Intelligent Design and Faerie Rings

The Intelligent Design (ID) folks are trying really hard to characterize their agenda as science. They are even distancing themselves from the creationists a bit. Their point is not completely irrational: good science should not exclude design as a possible explanation. They think that evolutionary science is biased because it does not include design as a possible method for what we see in terms of the intricate complexity of organisms.

So, shockingly, let me agree with the ID folks on this one thing: I agree that science should not exclude design as a possible explanation.

If I could, though, I want their agreement on something in return: design should be the very last thing that science ever considers. As soon as science turns to design as an explanation it is basically saying that you can’t explain the phenomena naturally. This in turn implies that the “designer” who is normally called God in every other context, broke the laws of physics at various points in the evolution of the earth and its creatures.

I can illustrate why it is imperative that design is the very last explanation that should ever be relied on from an example from a talk I was at recently by Eugenie C. Scott, director of the National Center for Science Education, entitled “Intelligent Design and the Creation/Evolution Controversy”.

There are things called faerie rings which are perfectly circular mushroom patches that appear overnight. You’ll go out in the forest one day and where there was nothing the day before is a perfect circular ring of mushrooms. These are called faerie rings because in the olden days people thought that the faeries had a party there the night before and created and danced around in this ring.

When the speaker showed a picture of a faerie ring the very first thing that popped into my head was design: this did not look like something created naturally. My suspicion was that someone had planted whatever you plant to create mushrooms years or aeons ago and occasionally they spring up overnight, which mushrooms can easily do.

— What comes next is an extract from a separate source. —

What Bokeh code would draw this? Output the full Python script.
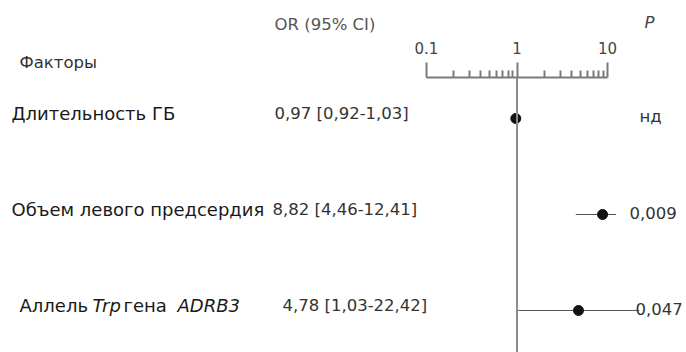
from bokeh.plotting import figure
from bokeh.layouts import column
from bokeh.models import Range1d, Label, FixedTicker, Span
from bokeh.embed import file_html
from bokeh.resources import INLINE

# ---------------- data ----------------
factors = ["Длительность ГБ", "Объем левого предсердия", "Аллель |Trp| гена |ADRB3|"]
or_values = [0.97, 8.82, 4.78]
ci_low = [0.92, 4.46, 1.03]
ci_high = [1.03, 12.41, 22.42]
or_labels = ["0,97 [0,92-1,03]", "8,82 [4,46-12,41]", "4,78 [1,03-22,42]"]
p_labels = ["нд", "0,009", "0,047"]
rows = [0, 1, 2]
major_ticks = [0.1, 1, 10]
minor_ticks = [0.2, 0.3, 0.4, 0.5, 0.6, 0.7, 0.8, 0.9, 2, 3, 4, 5, 6, 7, 8, 9]
tick_labels = ["0.1", "1", "10"]
header_factors = "Факторы"
header_or = "OR (95% CI)"
header_p = "P"

# ---------------- layout ----------------
W, H = 686, 352
TOP = 77              # frame top (axis line)
DECADE = 90.5         # px per decade
X01 = 426             # px of 0.1
ROW0 = 118            # px of first row
ROWSTEP = 96
FONT = "DejaVu Sans"

frame_h = H - TOP
x_start = 0.1 / 10 ** (X01 / DECADE)
x_end = 10 * 10 ** ((W - (X01 + 2 * DECADE)) / DECADE)
y_top = -(ROW0 - TOP) / ROWSTEP
y_bot = y_top + frame_h / ROWSTEP

p = figure(width=W, height=H, x_axis_type="log", x_axis_location="above",
           y_axis_location=None, output_backend="svg", toolbar_location=None,
           x_range=Range1d(x_start, x_end), y_range=Range1d(y_bot, y_top),
           min_border_top=TOP, min_border_left=0, min_border_right=0, min_border_bottom=0)
p.outline_line_color = None
p.grid.visible = False
p.background_fill_alpha = 0
p.border_fill_alpha = 0

ax = p.xaxis[0]
ax.ticker = FixedTicker(ticks=major_ticks, minor_ticks=minor_ticks)
ax.bounds = (0.1, 10)
ax.major_label_overrides = {t: l for t, l in zip(major_ticks, tick_labels)}
ax.axis_line_color = "#7a7a7a"
ax.axis_line_width = 2
ax.major_tick_line_color = "#7a7a7a"
ax.major_tick_line_width = 2
ax.minor_tick_line_color = "#7a7a7a"
ax.minor_tick_line_width = 2
ax.major_tick_in = 0
ax.major_tick_out = 15
ax.minor_tick_in = 0
ax.minor_tick_out = 7
ax.major_label_standoff = 9
ax.major_label_text_font = FONT
ax.major_label_text_font_size = "15px"
ax.major_label_text_color = "#444444"

p.add_layout(Span(location=1, dimension="height", line_color="#8c8c8c", line_width=2))

p.segment(x0=ci_low, x1=ci_high, y0=rows, y1=rows, line_color="#555555", line_width=1.2)
p.scatter(x=or_values, y=rows, size=10, fill_color="#111111", line_color="#111111")

# row texts
piece_x = [[11], [11], [19, 92, 123, 177]]
or_x = [274, 272, 282]
p_x = [639, 629, 635]
for i, r in enumerate(rows):
    parts = factors[i].split("|")
    for j, part in enumerate(parts):
        if not part.strip():
            continue
        p.add_layout(Label(x=piece_x[i][j], y=r, x_units="screen", y_units="data",
                           y_offset=5, text=part.strip(), text_font=FONT,
                           text_font_size="18px", text_color="#1a1a1a",
                           text_font_style="italic" if j % 2 == 1 else "normal",
                           text_baseline="middle"))
    p.add_layout(Label(x=or_x[i], y=r, x_units="screen", y_units="data", y_offset=5,
                       text=or_labels[i], text_font=FONT, text_font_size="16.5px",
                       text_color="#333333", text_baseline="middle"))
    p.add_layout(Label(x=p_x[i], y=r, x_units="screen", y_units="data", y_offset=2,
                       text=p_labels[i], text_font=FONT, text_font_size="16.5px",
                       text_color="#333333", text_baseline="middle"))

# header overlay (drawn over the top border of the main figure)
h = figure(width=W, height=TOP, output_backend="svg", toolbar_location=None,
           x_range=Range1d(0, W), y_range=Range1d(TOP, 0),
           x_axis_location=None, y_axis_location=None,
           min_border_top=0, min_border_left=0, min_border_right=0, min_border_bottom=0,
           margin=(-H, 0, 0, 0))
h.outline_line_color = None
h.grid.visible = False
h.background_fill_alpha = 0
h.border_fill_alpha = 0
h.add_layout(Label(x=19, y=62, text=header_factors, text_font=FONT, text_font_size="16.5px",
                   text_color="#333333", text_baseline="middle"))
h.add_layout(Label(x=274, y=24, text=header_or, text_font=FONT, text_font_size="16.5px",
                   text_color="#555555", text_baseline="middle"))
h.add_layout(Label(x=644, y=22, text=header_p, text_font=FONT, text_font_size="16.5px",
                   text_color="#444444", text_font_style="italic", text_baseline="middle"))

layout = column(p, h, spacing=0)
open("out.html", "w").write(file_html(layout, INLINE))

The truth is much more simple. The particular kind of fungus grows underground concentrically, like the roots of a tree. The circular pattern seems immediately very natural when you thing about it this way. The fungus grows out from the center and when conditions are right all of the “roots” of equal age (i.e. equal distance from the center) bloom at once.

If one were to focus on the explanation which involves design (this had to be people who created this) you would completely miss the more simple and natural explanation. The science stops the second you invoke design and instead of looking for a natural explanation the quest turns to a search for the designer.

Thus, if we are to practice good science, we can never invoke design as an explanation unless there is overwhelming proof of such design. I suspect that such proof can never exist because even if we watched some unexplainable magic happen right before our eyes, scientists would still seek a natural explanation. This is because that is what science is — natural explanations of natural phenomena.

Look — there might be a God and he might do magical stuff every now and then. I don’t exclude that possibility. From the vast, deep, broad and thorough body of science we have, there is no proof of this. This does not in any way mean that science says there is no God, it means that God, if he exists, works through science and not outside of science.

This is the inexplicable core of ID that we science types just don’t get. The ID and creationist folks want to live in a world where you can prove the existence of God. They want science to go: wow, look, this must mean there is a God. Science ain’t ever gonna do that. Science says: wow, look, something we don’t understand, let’s try understand it. Scientists would love to get their hands on the water Jesus walked on, do tests on Lazerus or get Jesus to turn water into wine in the laboratory. There would be some fascinating science there. That’s our job — look for the science and exclude the magical.

So as the ID folks desperately try to craft their agenda as science it just can’t be. As soon as you introduce the supernatural, by definition, it ain’t science anymore. If God exists and there is scientific proof that God exists, science will look for the science behind God. They will never just say: oh well, looks like God did it. I don’t get why the ID folks want them to say that.

Intelligent Design and Faerie Rings

3 thoughts on “Intelligent Design and Faerie Rings

  1. Great post. Fortunately not everyone is aware Intelligent Design as it is; the goal of those behind the movement is to get a dialogue started. With every new mention of ID, pro or con, its proponents earn a point in their favor. Do you believe that it is an idea better off ignored, or is it too dangerous of an idea to leave untouched? I can’t help but think that we are feeding into the movement by validating their right to a position in the evolution debate.